For curved surfaces, the force calculation involves resolving the force into horizontal and vertical components.

a. Horizontal Force#

The horizontal component equals the force exerted on the vertical projection of the curved surface:

\[ F_x = \rho g \bar{h}_x A_{\text{proj, vertical}}. \]

b. Vertical Force#

The vertical component equals the weight of the fluid above the surface:

\[ F_y = \rho g V_{\text{fluid}}, \]

where $V_{\text{fluid}}$ is the volume of fluid above the curved surface.

c. Resultant Force and Direction#

The magnitude of the resultant force is:

\[ F_R = \sqrt{F_x^2 + F_y^2}, \]

and its direction:

\[ \theta = \tan^{-1} \left( \frac{F_y}{F_x} \right). \]

4. Example: Curved Surface#

Example 2: Hemispherical Dome
A hemispherical dome of radius $r = 2 \, \text{m}$ is submerged under a fluid.

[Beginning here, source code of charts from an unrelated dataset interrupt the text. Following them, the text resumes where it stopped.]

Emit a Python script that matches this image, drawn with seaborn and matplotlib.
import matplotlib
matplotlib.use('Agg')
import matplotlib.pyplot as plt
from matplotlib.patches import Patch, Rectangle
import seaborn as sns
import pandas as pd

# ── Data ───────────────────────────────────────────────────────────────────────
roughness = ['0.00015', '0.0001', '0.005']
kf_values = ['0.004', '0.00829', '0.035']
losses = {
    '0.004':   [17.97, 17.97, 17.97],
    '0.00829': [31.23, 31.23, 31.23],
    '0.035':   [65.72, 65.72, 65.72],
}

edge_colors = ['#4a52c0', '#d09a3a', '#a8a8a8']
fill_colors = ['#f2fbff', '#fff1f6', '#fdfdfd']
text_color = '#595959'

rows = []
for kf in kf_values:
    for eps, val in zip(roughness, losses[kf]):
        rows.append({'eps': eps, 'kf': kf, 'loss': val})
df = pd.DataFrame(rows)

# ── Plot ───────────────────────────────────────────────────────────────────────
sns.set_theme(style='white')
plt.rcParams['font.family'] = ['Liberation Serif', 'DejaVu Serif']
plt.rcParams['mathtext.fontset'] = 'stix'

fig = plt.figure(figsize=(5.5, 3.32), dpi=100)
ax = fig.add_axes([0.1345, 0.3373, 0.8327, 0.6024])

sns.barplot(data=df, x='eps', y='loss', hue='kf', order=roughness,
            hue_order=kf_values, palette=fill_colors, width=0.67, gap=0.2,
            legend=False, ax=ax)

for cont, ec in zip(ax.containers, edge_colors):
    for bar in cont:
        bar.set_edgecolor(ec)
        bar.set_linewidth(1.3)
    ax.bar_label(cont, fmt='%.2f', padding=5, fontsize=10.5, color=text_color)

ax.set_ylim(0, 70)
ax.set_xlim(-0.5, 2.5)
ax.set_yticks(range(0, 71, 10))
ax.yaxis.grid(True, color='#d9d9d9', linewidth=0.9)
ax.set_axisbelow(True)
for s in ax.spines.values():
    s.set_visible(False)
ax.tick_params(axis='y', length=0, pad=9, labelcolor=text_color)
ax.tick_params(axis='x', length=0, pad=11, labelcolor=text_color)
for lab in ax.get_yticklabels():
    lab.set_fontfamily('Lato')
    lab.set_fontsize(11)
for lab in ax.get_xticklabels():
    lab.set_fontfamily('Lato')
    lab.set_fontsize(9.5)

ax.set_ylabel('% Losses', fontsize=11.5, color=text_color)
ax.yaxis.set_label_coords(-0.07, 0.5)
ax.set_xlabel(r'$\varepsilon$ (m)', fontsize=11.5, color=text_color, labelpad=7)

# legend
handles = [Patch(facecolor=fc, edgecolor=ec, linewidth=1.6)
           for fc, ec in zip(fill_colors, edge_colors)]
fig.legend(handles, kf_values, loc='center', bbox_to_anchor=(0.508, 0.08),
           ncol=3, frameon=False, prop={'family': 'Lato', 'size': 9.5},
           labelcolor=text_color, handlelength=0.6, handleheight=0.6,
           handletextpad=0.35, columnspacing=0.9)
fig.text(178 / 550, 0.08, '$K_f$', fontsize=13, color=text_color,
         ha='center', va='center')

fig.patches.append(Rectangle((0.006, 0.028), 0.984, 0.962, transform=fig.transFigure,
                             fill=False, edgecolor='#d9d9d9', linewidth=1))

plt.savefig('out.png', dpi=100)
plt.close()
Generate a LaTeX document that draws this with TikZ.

Horizontal Force ($F_x$): The vertical projection area is: $$ A_{\text{proj}} = \pi r^2 = 12.57 \, \text{m}^2. $$ Thus, $$ F_x = \rho g \bar{h} A_{\text{proj}} = (1000)(9.81)(1)(12.57) = 123,290 \, \text{N}. $$
Vertical Force ($F_y$): The fluid volume above the hemisphere is: $$ V_{\text{fluid}} = \frac{2}{3} \pi r^3 = 16.76 \, \text{m}^3. $$ Therefore, $$ F_y = \rho g V_{\text{fluid}} = (1000)(9.81)(16.76) = 164,440 \, \text{N}. $$

5. Dimensionless Parameters#

Dimensionless parameters, such as the Froude number or Reynolds number, are essential in real-world fluid mechanics applications, guiding interpretations of force impacts and flow regimes.

6. Conclusion#

The methods outlined here are vital for designing safe and efficient fluid systems, including dams, submarine hulls, and fluid storage structures. Understanding the decomposition of forces into horizontal and vertical components simplifies analyses for both flat and curved surfaces.

Key Takeaways:#

Flat surface force calculations rely on hydrostatic principles and centroid depths.
Curved surface forces often require projections and volumetric considerations.
Practical applications and diagrams enhance comprehension.

Additional Exercises#

Calculate the force on a rectangular plate $A = 3 \, \text{m}^2$, inclined at $45^\circ$, with $\bar{h} = 1.5 \, \text{m}$.
Determine the force components on a quarter-spherical dome with radius $r = 1.5 \, \text{m}$ submerged in water.

Figures:

Inclined flat surface showing pressure distribution and centroid.
Hemispherical dome illustrating projection and fluid volume.

These examples highlight the applicability of hydrostatics to engineering problems.